Financial assessment encompasses a broad set of HECM reverse mortgage qualifying guidelines rolled out by FHA in 2014.
Defaults due to nonpayment of taxes and insurance were a growing problem in the late 1990s and early 2000s and led to losses and bad headlines for the HECM program. FHA implemented financial assessment to improve applicant quality and reduce the risk of defaults.
Reverse mortgage lenders must now conduct a more in-depth analysis of an applicant’s credit history and income. The intent is to reduce reverse mortgage defaults by weeding out applicants with exceptionally poor income and credit histories.
Note that you do not need to have perfect credit to qualify. You can have a recent bankruptcy, late payments, and even a recent foreclosure and still potentially get a HECM reverse mortgage.
However, if your credit profile fails to meet the satisfactory credit guidelines, the lender may require that a life expectancy set aside, or LESA, be set up.
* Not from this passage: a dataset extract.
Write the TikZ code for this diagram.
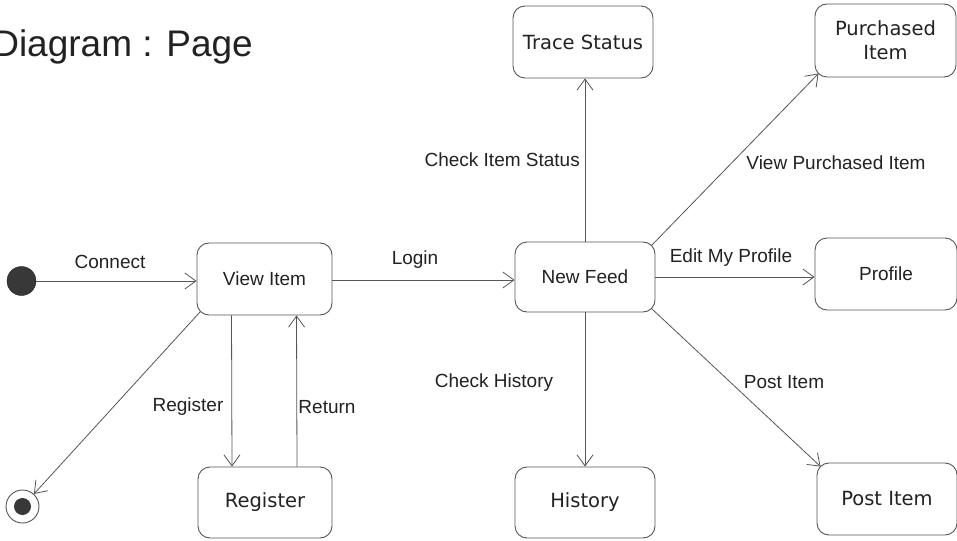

A LESA is designed to pay the property taxes and homeowners insurance for the rest of your expected life span.
A LESA can be a positive thing because it means you no longer have to worry about paying property taxes and homeowner’s insurance. However, you need to have enough equity to set it up. If you have a large mortgage balance, high property taxes, or expensive homeowner’s insurance, there may not be enough money in the reverse mortgage to set up the LESA. The loan would be short to close, which means you would need to pay money into the reverse mortgage to make the numbers work. If that’s not possible, then the reverse mortgage wouldn’t be a workable option for you.
Credit scores don’t matter, but credit does
So, what is the minimum credit score for reverse mortgage financing? As we’ve discussed, there is no minimum credit score. Though credit scores themselves don’t matter when getting a HECM reverse mortgage, your credit history definitely does. You don’t need to have perfect credit, but it certainly helps.
A LESA can often compensate for poor credit or low income, but you need to have enough available money in the reverse mortgage to set it up.
Keep in mind that FHA has substantially tightened up the lending guidelines for the HECM reverse mortgage in recent years. FHA could at some point decide to implement a minimum credit score if they believe it will limit defaults. Don’t assume that a HECM reverse mortgage will always be available as a last resort even if you have terrible credit scores. The best time to get a reverse mortgage is before you’re in a bad financial situation. The HECM reverse mortgage is best used not as a last resort, but as a safety net before you get into financial trouble.